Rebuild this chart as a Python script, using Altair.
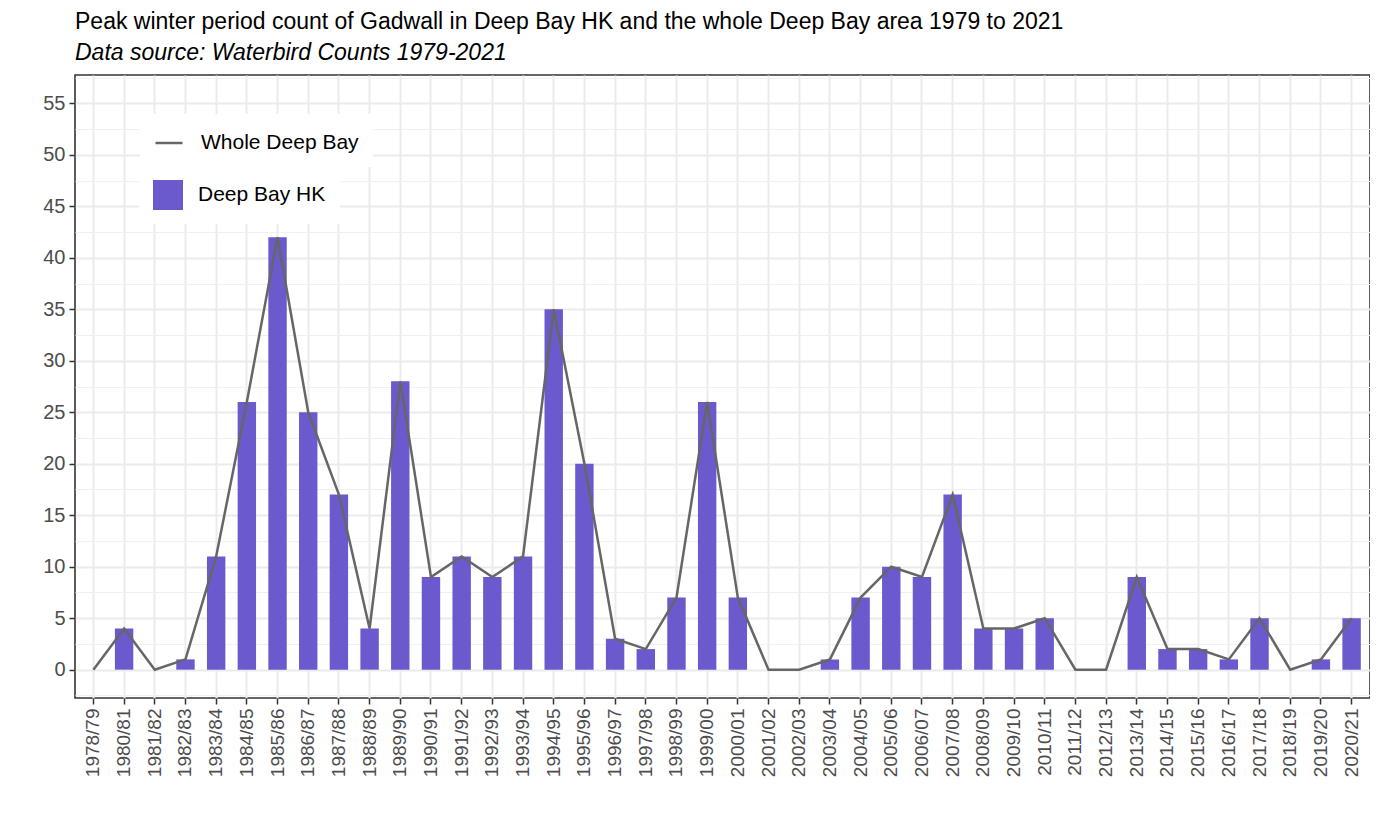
import altair as alt
import pandas as pd

seasons = ["1978/79", "1980/81", "1981/82", "1982/83", "1983/84", "1984/85", "1985/86",
           "1986/87", "1987/88", "1988/89", "1989/90", "1990/91", "1991/92", "1992/93",
           "1993/94", "1994/95", "1995/96", "1996/97", "1997/98", "1998/99", "1999/00",
           "2000/01", "2001/02", "2002/03", "2003/04", "2004/05", "2005/06", "2006/07",
           "2007/08", "2008/09", "2009/10", "2010/11", "2011/12", "2012/13", "2013/14",
           "2014/15", "2015/16", "2016/17", "2017/18", "2018/19", "2019/20", "2020/21"]

hk_counts = [0, 4, 0, 1, 11, 26, 42, 25, 17, 4, 28, 9, 11, 9, 11, 35, 20, 3, 2, 7, 26,
             7, 0, 0, 1, 7, 10, 9, 17, 4, 4, 5, 0, 0, 9, 2, 2, 1, 5, 0, 1, 5]

whole_counts = [0, 4, 0, 1, 11, 26, 42, 25, 17, 4, 28, 9, 11, 9, 11, 35, 20, 3, 2, 7, 26,
                7, 0, 0, 1, 7, 10, 9, 17, 4, 4, 5, 0, 0, 9, 2, 2, 1, 5, 0, 1, 5]

y_major = [0, 5, 10, 15, 20, 25, 30, 35, 40, 45, 50, 55]
y_minor = [-2.5, 2.5, 7.5, 12.5, 17.5, 22.5, 27.5, 32.5, 37.5, 42.5, 47.5, 52.5, 57.5]

HK_LABEL = "Deep Bay HK"
WHOLE_LABEL = "Whole Deep Bay"
TITLE = "Peak winter period count of Gadwall in Deep Bay HK and the whole Deep Bay area 1979 to 2021"
SUBTITLE = "Data source: Waterbird Counts 1979-2021"

df = pd.DataFrame({
    "season": seasons,
    "hk": hk_counts,
    "whole": whole_counts,
    "hk_series": [HK_LABEL] * len(seasons),
    "whole_series": [WHOLE_LABEL] * len(seasons),
})

FONT = "Liberation Sans"
minor_test = "datum.value % 5 !== 0"

x_scale = alt.Scale(paddingInner=0.4, paddingOuter=0.3)
x_axis = alt.Axis(title=None, labelAngle=270, labelAlign="right", labelBaseline="middle",
                  labelFontSize=19, labelColor="#4D4D4D", labelFont=FONT,
                  tickSize=6, tickColor="#333333", tickWidth=1.5, labelPadding=4,
                  grid=True, gridColor="#EBEBEB", gridWidth=2, domain=False,
                  bandPosition=0.5, labelOverlap=False)

y_scale = alt.Scale(domain=[-2.75, 57.75], nice=False, zero=False)
y_axis = alt.Axis(title=None, values=sorted(y_major + y_minor),
                  labelExpr="datum.value % 5 === 0 ? datum.label : ''",
                  labelFontSize=20, labelColor="#4D4D4D", labelFont=FONT,
                  labelOverlap=False, labelFlush=False,
                  grid=True,
                  gridColor={"condition": {"test": minor_test, "value": "#F0F0F0"}, "value": "#EBEBEB"},
                  gridWidth={"condition": {"test": minor_test, "value": 1.2}, "value": 2},
                  tickOpacity={"condition": {"test": minor_test, "value": 0}, "value": 1},
                  tickSize=6, tickColor="#333333", tickWidth=1.5, labelPadding=4,
                  domain=False, minExtent=62, maxExtent=62)

bars = alt.Chart(df).mark_bar(opacity=1).encode(
    x=alt.X("season:N", sort=seasons, scale=x_scale, axis=x_axis),
    y=alt.Y("hk:Q", scale=y_scale, axis=y_axis),
    color=alt.Color("hk_series:N",
                    scale=alt.Scale(domain=[HK_LABEL], range=["#6A5ACD"]),
                    legend=alt.Legend(title=None, orient="none", legendX=64, legendY=91,
                                      symbolType="square", symbolSize=900,
                                      symbolStrokeWidth=0, symbolOpacity=1,
                                      labelFontSize=21, labelFont=FONT, labelColor="black",
                                      labelOffset=15, labelLimit=400, padding=14,
                                      fillColor="white")),
)

line = alt.Chart(df).mark_line(strokeWidth=2.5).encode(
    x=alt.X("season:N", sort=seasons, scale=x_scale, axis=x_axis),
    y=alt.Y("whole:Q", scale=y_scale, axis=y_axis),
    stroke=alt.Stroke("whole_series:N",
                      scale=alt.Scale(domain=[WHOLE_LABEL], range=["#666666"]),
                      legend=alt.Legend(title=None, orient="none", legendX=65, legendY=39,
                                        symbolType="stroke", symbolSize=729,
                                        symbolStrokeWidth=2.5,
                                        labelFontSize=21, labelFont=FONT, labelColor="black",
                                        labelOffset=17, labelLimit=400, padding=14,
                                        fillColor="white")),
)

chart = alt.layer(bars, line).properties(
    width=1295,
    height=623,
    title=alt.TitleParams(text=TITLE, subtitle=SUBTITLE, anchor="start", frame="group",
                          font=FONT, fontSize=23, fontWeight="normal", color="black",
                          subtitleFont=FONT, subtitleFontSize=23, subtitleFontStyle="italic",
                          subtitleColor="black", subtitlePadding=8, offset=3),
    padding={"left": 5, "top": 2, "right": 0, "bottom": 5},
).configure(
    background="white"
).configure_view(
    stroke="#333333", strokeWidth=1.6
)

chart.save("out.html", embed_options={"renderer": "svg", "actions": False})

::::::::

Exercise goal: Transcribe the material as is, with images omitted.

Complete answer:
Rebuild this chart as a Python script, using Altair.
import altair as alt
import pandas as pd

seasons = ["1978/79", "1980/81", "1981/82", "1982/83", "1983/84", "1984/85", "1985/86",
           "1986/87", "1987/88", "1988/89", "1989/90", "1990/91", "1991/92", "1992/93",
           "1993/94", "1994/95", "1995/96", "1996/97", "1997/98", "1998/99", "1999/00",
           "2000/01", "2001/02", "2002/03", "2003/04", "2004/05", "2005/06", "2006/07",
           "2007/08", "2008/09", "2009/10", "2010/11", "2011/12", "2012/13", "2013/14",
           "2014/15", "2015/16", "2016/17", "2017/18", "2018/19", "2019/20", "2020/21"]

hk_counts = [0, 4, 0, 1, 11, 26, 42, 25, 17, 4, 28, 9, 11, 9, 11, 35, 20, 3, 2, 7, 26,
             7, 0, 0, 1, 7, 10, 9, 17, 4, 4, 5, 0, 0, 9, 2, 2, 1, 5, 0, 1, 5]

whole_counts = [0, 4, 0, 1, 11, 26, 42, 25, 17, 4, 28, 9, 11, 9, 11, 35, 20, 3, 2, 7, 26,
                7, 0, 0, 1, 7, 10, 9, 17, 4, 4, 5, 0, 0, 9, 2, 2, 1, 5, 0, 1, 5]

y_major = [0, 5, 10, 15, 20, 25, 30, 35, 40, 45, 50, 55]
y_minor = [-2.5, 2.5, 7.5, 12.5, 17.5, 22.5, 27.5, 32.5, 37.5, 42.5, 47.5, 52.5, 57.5]

HK_LABEL = "Deep Bay HK"
WHOLE_LABEL = "Whole Deep Bay"
TITLE = "Peak winter period count of Gadwall in Deep Bay HK and the whole Deep Bay area 1979 to 2021"
SUBTITLE = "Data source: Waterbird Counts 1979-2021"

df = pd.DataFrame({
    "season": seasons,
    "hk": hk_counts,
    "whole": whole_counts,
    "hk_series": [HK_LABEL] * len(seasons),
    "whole_series": [WHOLE_LABEL] * len(seasons),
})

FONT = "Liberation Sans"
minor_test = "datum.value % 5 !== 0"

x_scale = alt.Scale(paddingInner=0.4, paddingOuter=0.3)
x_axis = alt.Axis(title=None, labelAngle=270, labelAlign="right", labelBaseline="middle",
                  labelFontSize=19, labelColor="#4D4D4D", labelFont=FONT,
                  tickSize=6, tickColor="#333333", tickWidth=1.5, labelPadding=4,
                  grid=True, gridColor="#EBEBEB", gridWidth=2, domain=False,
                  bandPosition=0.5, labelOverlap=False)

y_scale = alt.Scale(domain=[-2.75, 57.75], nice=False, zero=False)
y_axis = alt.Axis(title=None, values=sorted(y_major + y_minor),
                  labelExpr="datum.value % 5 === 0 ? datum.label : ''",
                  labelFontSize=20, labelColor="#4D4D4D", labelFont=FONT,
                  labelOverlap=False, labelFlush=False,
                  grid=True,
                  gridColor={"condition": {"test": minor_test, "value": "#F0F0F0"}, "value": "#EBEBEB"},
                  gridWidth={"condition": {"test": minor_test, "value": 1.2}, "value": 2},
                  tickOpacity={"condition": {"test": minor_test, "value": 0}, "value": 1},
                  tickSize=6, tickColor="#333333", tickWidth=1.5, labelPadding=4,
                  domain=False, minExtent=62, maxExtent=62)

bars = alt.Chart(df).mark_bar(opacity=1).encode(
    x=alt.X("season:N", sort=seasons, scale=x_scale, axis=x_axis),
    y=alt.Y("hk:Q", scale=y_scale, axis=y_axis),
    color=alt.Color("hk_series:N",
                    scale=alt.Scale(domain=[HK_LABEL], range=["#6A5ACD"]),
                    legend=alt.Legend(title=None, orient="none", legendX=64, legendY=91,
                                      symbolType="square", symbolSize=900,
                                      symbolStrokeWidth=0, symbolOpacity=1,
                                      labelFontSize=21, labelFont=FONT, labelColor="black",
                                      labelOffset=15, labelLimit=400, padding=14,
                                      fillColor="white")),
)

line = alt.Chart(df).mark_line(strokeWidth=2.5).encode(
    x=alt.X("season:N", sort=seasons, scale=x_scale, axis=x_axis),
    y=alt.Y("whole:Q", scale=y_scale, axis=y_axis),
    stroke=alt.Stroke("whole_series:N",
                      scale=alt.Scale(domain=[WHOLE_LABEL], range=["#666666"]),
                      legend=alt.Legend(title=None, orient="none", legendX=65, legendY=39,
                                        symbolType="stroke", symbolSize=729,
                                        symbolStrokeWidth=2.5,
                                        labelFontSize=21, labelFont=FONT, labelColor="black",
                                        labelOffset=17, labelLimit=400, padding=14,
                                        fillColor="white")),
)

chart = alt.layer(bars, line).properties(
    width=1295,
    height=623,
    title=alt.TitleParams(text=TITLE, subtitle=SUBTITLE, anchor="start", frame="group",
                          font=FONT, fontSize=23, fontWeight="normal", color="black",
                          subtitleFont=FONT, subtitleFontSize=23, subtitleFontStyle="italic",
                          subtitleColor="black", subtitlePadding=8, offset=3),
    padding={"left": 5, "top": 2, "right": 0, "bottom": 5},
).configure(
    background="white"
).configure_view(
    stroke="#333333", strokeWidth=1.6
)

chart.save("out.html", embed_options={"renderer": "svg", "actions": False})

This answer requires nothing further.